CRT recognizes that racism is engrained in the fabric and system of the American society. The individual racist need not exist to note that institutional racism is pervasive in the dominant culture. This is the analytical lens that CRT uses in examining existing power structures. CRT identifies that these power structures are based on white privilege and white supremacy, which perpetuates the marginalization of people of color. CRT also rejects the traditions of liberalism and meritocracy.

So those who hold to Critical Race Theory explicitly reject liberalism (in the classical or moderate sense) and meritocracy.  What is left is an all-encompassing state that attempts to achieve perfect equality between all individuals using race, gender, and other characteristics as pretenses for complete control, regardless of one's behavior or "merit."

David Horowitz describes the practical reasons why the Democrats use critical theory (which in the academic sense is very obtuse) very well:

Without its adherents noticing, the theoretical argument of the Left has been emptied of content by the failures of socialism. For what is the practical meaning of a socialist critique in the absence of a workable socialist model? In fact, there is none. By adopting an impossible standard, it is easy to find fault with any institution or social system under scrutiny.
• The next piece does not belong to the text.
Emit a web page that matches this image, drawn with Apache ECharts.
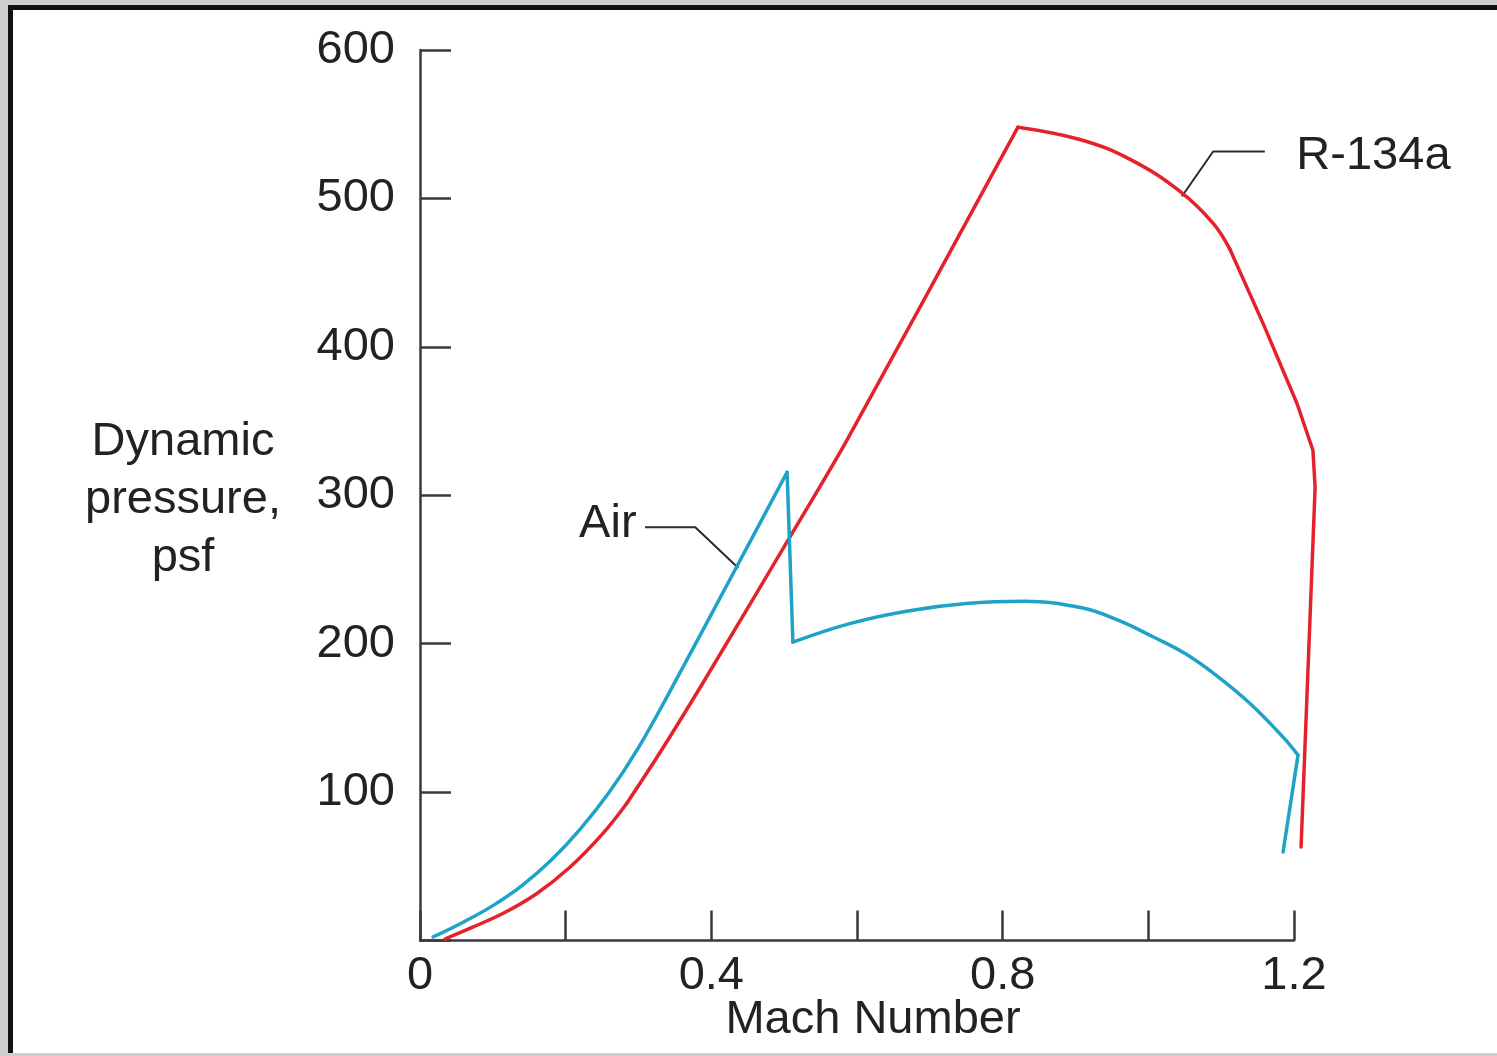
<!DOCTYPE html>
<html>
<head>
<meta charset="utf-8">
<script src="https://cdn.jsdelivr.net/npm/echarts@6/dist/echarts.min.js"></script>
<style>
  html, body { margin: 0; padding: 0; width: 1497px; height: 1056px; background: #cfcfcf; overflow: hidden; }
  #frame { position: absolute; left: 8px; top: 5px; right: 0; bottom: 3px; background: #ffffff;
           border-top: 5px solid #111; border-left: 5px solid #111; }
  #chart { position: absolute; left: 0; top: 0; width: 1497px; height: 1056px; }
</style>
</head>
<body>
<div id="frame"></div>
<div id="chart"></div>
<script>
// ---- data ----
const r134aMach = [0.034, 0.070, 0.115, 0.160, 0.205, 0.250, 0.284,
                   0.330, 0.389, 0.508, 0.586, 0.821,
                   0.906, 0.975, 1.0435, 1.089, 1.112,
                   1.1575, 1.204, 1.226, 1.229, 1.2097];
const r134aQ    = [1, 8.5, 18.5, 31.5, 49, 71.5, 92.5,
                   127, 174, 272, 337, 548,
                   539.7, 526.3, 504.7, 483.2, 465.7,
                   415.8, 362, 330.3, 305.4, 63];

const airMach = [0.018, 0.060, 0.100, 0.140, 0.180, 0.220, 0.260, 0.300, 0.340, 0.435, 0.504,
                 0.512, 0.590, 0.670, 0.750, 0.830, 0.910, 0.960, 1.005, 1.050, 1.095, 1.140, 1.185, 1.2055,
                 1.185];
const airQ    = [2.4, 12.5, 23.5, 37, 54, 75, 100, 130, 165, 252, 315.5,
                 201, 213.5, 222, 227, 228.5, 224, 215.5, 205, 193.5, 178, 159.5, 137, 124.9,
                 59.6];

// index ranges [first, last, smoothness] of the pieces between the corners of each drawn curve
const r134aPieces = [[0, 6, 0.4], [6, 11, 0.3], [11, 16, 0.4], [16, 21, 0]];
const airPieces   = [[0, 10, 0.4], [10, 11, 0], [11, 23, 0.4], [23, 24, 0]];

const airLeaderMach = [0.309, 0.378, 0.437];
const airLeaderQ    = [278.5, 278.5, 251];
const r134aLeaderMach = [1.160, 1.089, 1.046];
const r134aLeaderQ    = [531.6, 531.6, 501.3];

const xTickLabels = ['0', '0.4', '0.8', '1.2'];
const yTickLabels = ['100', '200', '300', '400', '500', '600'];
const seriesNames = ['Air', 'R-134a'];

const zip = (a, b) => a.map((v, i) => [v, b[i]]);

const FONT = '"Liberation Sans", Arial, Helvetica, sans-serif';
const TXT = '#222';
const AXIS = '#3a3a3a';
const RED = '#e4222b';
const BLUE = '#1fa2c7';

// plot area: x 0..1.2 spans 874 px; a second, wider (hidden) grid with the same scale
// lets the curves run past Mach 1.2 without being clipped.
const GRID_LEFT = 420, GRID_TOP = 50, GRID_BOTTOM = 115.5, GRID_RIGHT = 203;
const W = 1497;
const pxPerUnit = (W - GRID_LEFT - GRID_RIGHT) / 1.2;
const X2_MAX = 1.3;
const GRID2_RIGHT = W - GRID_LEFT - X2_MAX * pxPerUnit;

function pieceSeries(name, xs, ys, pieces, color, z) {
  const pts = zip(xs, ys);
  return pieces.map(([a, b, s]) => ({
    name, type: 'line', xAxisIndex: 1, yAxisIndex: 1,
    data: pts.slice(a, b + 1), showSymbol: false, clip: false,
    smooth: s > 0 ? s : false,
    lineStyle: { color, width: 3.5, cap: 'round', join: 'round' }, z
  }));
}

const chart = echarts.init(document.getElementById('chart'), null, { renderer: 'canvas' });
chart.setOption({
  backgroundColor: 'transparent',
  animation: false,
  textStyle: { fontFamily: FONT },
  grid: [
    { left: GRID_LEFT, right: GRID_RIGHT, top: GRID_TOP, bottom: GRID_BOTTOM, containLabel: false },
    { left: GRID_LEFT, right: GRID2_RIGHT, top: GRID_TOP, bottom: GRID_BOTTOM, containLabel: false }
  ],
  xAxis: [{
    type: 'value', gridIndex: 0, min: 0, max: 1.2, interval: 0.2,
    axisLine: { show: true, lineStyle: { color: AXIS, width: 2.5 } },
    axisTick: { show: true, inside: true, length: 30, lineStyle: { color: AXIS, width: 2.5 } },
    splitLine: { show: false },
    axisLabel: {
      color: TXT, fontSize: 47, fontFamily: FONT, margin: 12,
      formatter: v => { const s = String(Math.round(v * 10) / 10); return xTickLabels.includes(s) ? s : ''; }
    }
  }, {
    type: 'value', gridIndex: 1, min: 0, max: X2_MAX, show: false, splitLine: { show: false }
  }],
  yAxis: [{
    type: 'value', gridIndex: 0, min: 0, max: 600, interval: 100,
    axisLine: { show: true, lineStyle: { color: AXIS, width: 2.5 } },
    axisTick: { show: true, inside: true, length: 31, lineStyle: { color: AXIS, width: 2.5 } },
    splitLine: { show: false },
    axisLabel: {
      color: TXT, fontSize: 47, fontFamily: FONT, margin: 25,
      formatter: v => { const s = String(Math.round(v)); return yTickLabels.includes(s) ? s : ''; }
    }
  }, {
    type: 'value', gridIndex: 1, min: 0, max: 600, show: false, splitLine: { show: false }
  }],
  series: [
    ...pieceSeries(seriesNames[1], r134aMach, r134aQ, r134aPieces, RED, 3),
    ...pieceSeries(seriesNames[0], airMach, airQ, airPieces, BLUE, 4),
    {
      name: 'airLeader', type: 'line', xAxisIndex: 1, yAxisIndex: 1, data: zip(airLeaderMach, airLeaderQ),
      showSymbol: false, clip: false, lineStyle: { color: '#2a2a2a', width: 2 }, z: 2
    },
    {
      name: 'r134aLeader', type: 'line', xAxisIndex: 1, yAxisIndex: 1, data: zip(r134aLeaderMach, r134aLeaderQ),
      showSymbol: false, clip: false, lineStyle: { color: '#2a2a2a', width: 2 }, z: 2
    },
    {
      name: 'labels', type: 'scatter', xAxisIndex: 1, yAxisIndex: 1, symbolSize: 1,
      itemStyle: { color: 'rgba(0,0,0,0)', opacity: 1 }, clip: false, silent: true,
      data: [
        { value: [airLeaderMach[0], airLeaderQ[0]],
          label: { show: true, position: 'left', distance: 8, offset: [0, -3], formatter: seriesNames[0],
                   color: TXT, opacity: 1, fontSize: 47, fontFamily: FONT } },
        { value: [r134aLeaderMach[0], r134aLeaderQ[0]],
          label: { show: true, position: 'right', distance: 31, offset: [0, 5], formatter: seriesNames[1],
                   color: TXT, opacity: 1, fontSize: 47, fontFamily: FONT } }
      ]
    }
  ],
  graphic: [
    { type: 'text', x: 183, y: 500, style: {
        text: 'Dynamic\npressure,\npsf', align: 'center', verticalAlign: 'middle',
        fill: TXT, font: '47px ' + FONT, lineHeight: 58 } },
    { type: 'text', x: 873, y: 1020, style: {
        text: 'Mach Number', align: 'center', verticalAlign: 'middle',
        fill: TXT, font: '47px ' + FONT } }
  ]
});
</script>
</body>
</html>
For media personalities like MSNBC's admitted socialist Lawrence O'Donnell, who uttered a tortured chain of reasoning that "golf" is a code word tying Barack Obama to spousal cheater Tiger Woods, race is merely a way of weaponizing minorities and turning them against the system.  And while 1960s radicals are obsessing about the eternal racial struggle and the war on women and all manner of conjured causes, re-casting each in new form after America overcomes them to become a less bigoted society (due in large part to the Enlightenment vision of our Founding Fathers), the leftists are not talking about the economy or other issues that Americans consider of vital importance.  It's what might be called the race-bait-and-switch.

America's first post-racial presidency has predictably descended into baseless, unhinged charges of "racism" over all forms of effective conservative resistance to President Obama's markedly leftist program.  There is a host of real problems facing this country, and for the Democrats to act as if we should be talking only about identity politics is an admission of failure.
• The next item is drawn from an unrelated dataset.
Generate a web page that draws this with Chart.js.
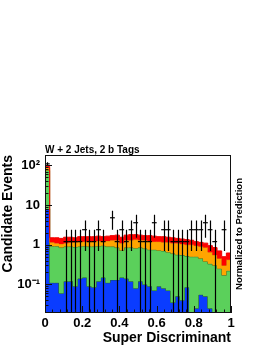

As the president contrives the most cryptic comments about the GOP convention resembling something from the era of "black-and-white TV," showcasing failed ideas from the last century, we know exactly what he means.  Obama implies that the Republican Party is not "diverse" and that its ideas are neither new nor successful.  Democratic Mayor of Los Angeles Antonio Villaraigosa even told Chris Wallace of Fox News Sunday that the Republican Party espouses "a platform from another century, maybe even two."  Thus, it isn't a surprise that the Democratic Party beacon MSNBC dropped coverage of most "minority" speakers at the Republican convention, because it would be a real narrative-breaker for the left.
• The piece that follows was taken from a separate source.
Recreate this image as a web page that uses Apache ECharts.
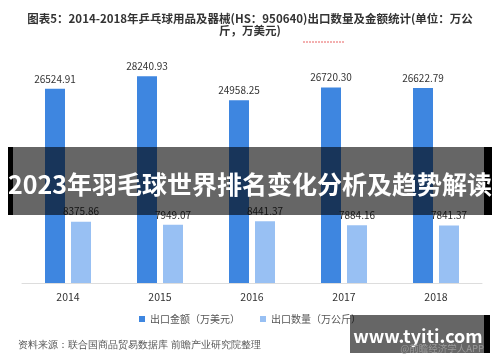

What do these bizarre comments actually mean?  America still has the world's most powerful economy due to market capitalism and constitutionally limited government, and America also still has the most effective military.  We live in a diverse society of immigrants who came to the United States seeking freedom and opportunity, and the great majority received just that.

But these inducements to come to the land of liberty won't last long if the Democrats' older-than-dirt statist and collectivist ideas are fully put into place.  And to achieve un-freedom, the Democratic Party must pose as a group of emancipators, even if the party's causes are largely imaginary, and even if its program entails state enslavement.